The issue of pain is central to the consumer debate about animal welfare. The core issue is whether fish feel pain: because they have no neocortex which allows that. That has been the benchmark. There is not enough room here for a detailed analysis of the science in this pain debate (www.vet.ed.ac.uk/animalwelfare/Fish%20pain/Pain.htm) But just as significant are “noxious” conditions (sea lice, pellet and faecal waste and diseases caused by poor conditions and antibiotic abuse). We do know that some 20+ million anglers across Europe believe fish do not feel pain. The analysis of stress, whether from overcrowding of tuna in a pen or finfish hauled in on kilometres of long lines, is not new. See www.fao.org/docrep/field/003/AB931E/AB931E00.htm ,1981! It is not good for the fish, the farmer, fisherman or consumer. Quota-dumping bycatch scars fishermen too. So good handling is a prime issue which the industry must be seen to lead on, while sensible use of bycatch is a job for the politicians.

Watching a celebrity chef kill a freshly-caught fish by banging its head against the gunnel of a fishing boat is a portrayal of the reality which should not be evaded. But the other side of the coin is that consumers be told the money and research put into electrical stunning systems and how they work. If consumers 'see' the detail and the science, then welfare can be separated out from pictures of seal cubs being clubbed for their fur during culling.

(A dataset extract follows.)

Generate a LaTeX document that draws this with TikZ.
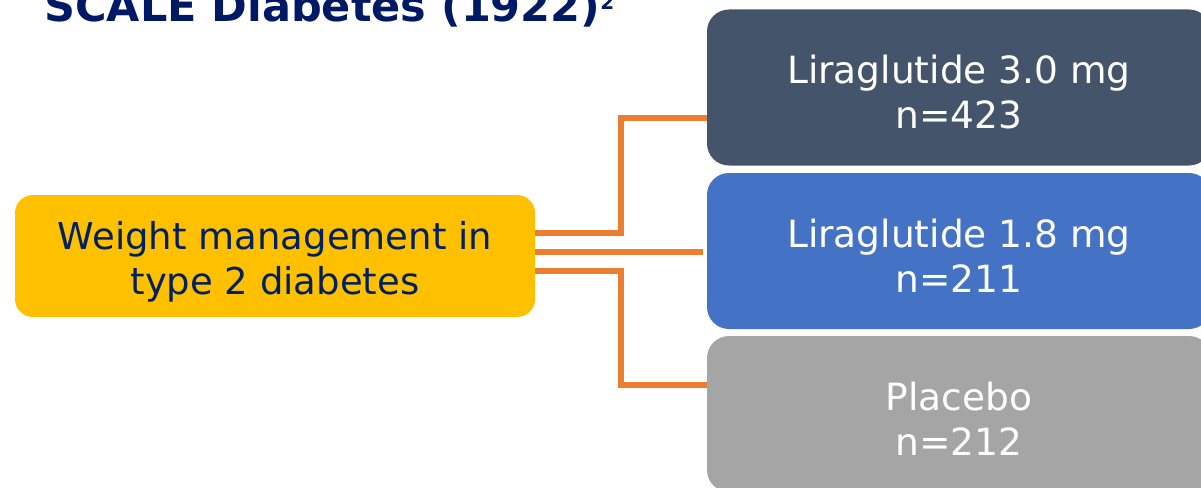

A wide set of veterinary guidelines have long been in place. Farmers need to explain them to those who buy their product. The thrust of EU proposals is in substantial part related to the conditions in which product is bred, grown and killed. The increase in vessels for transporting/growing live sea product is going to be closely watched in this context because space considerations are much tighter than in pens. For the public, the trawl net has been more bound up in the debate about alleged destruction of the seabed (which the evidence does not support) than it is about dying fish. Likewise for the hooked longline: which is also about birds caught snatching (naturally) an easy meal. The industry has come up with solutions for the latter and there will be more answers. However, wasteful shark de-finning is up there in the consumer mind with the sight of flensed whales “in the interest of research”.

BENEFISH

BENEFISH (http://ec.europa.eu/research/fp6/ssp/benefish_en.htm) is part of DG Fisheries plan for this area, to look at “operational welfare indicators, define relationships between selected welfare control measures and their consequences for production, quality and consumer perception”. It will back this with case studies for “cost-benefit analyses of potential welfare control measures” and tools to assess “biological and monetary consequences”. BENEFISH is focused on fish farming but the industry as a whole will do well to apply its results wherever relevant because BENEFISH says it is about meeting “consumers' increasing expectations for animal welfare throughout the supply chain”. And it is open to receive data from the industry as well as share the results of research based on “A rigorous scientific approach” for decision-making…. [to] “optimise animal welfare”. It is already underway and we should watch and comment on its work as it progresses towards the final report by February 2010.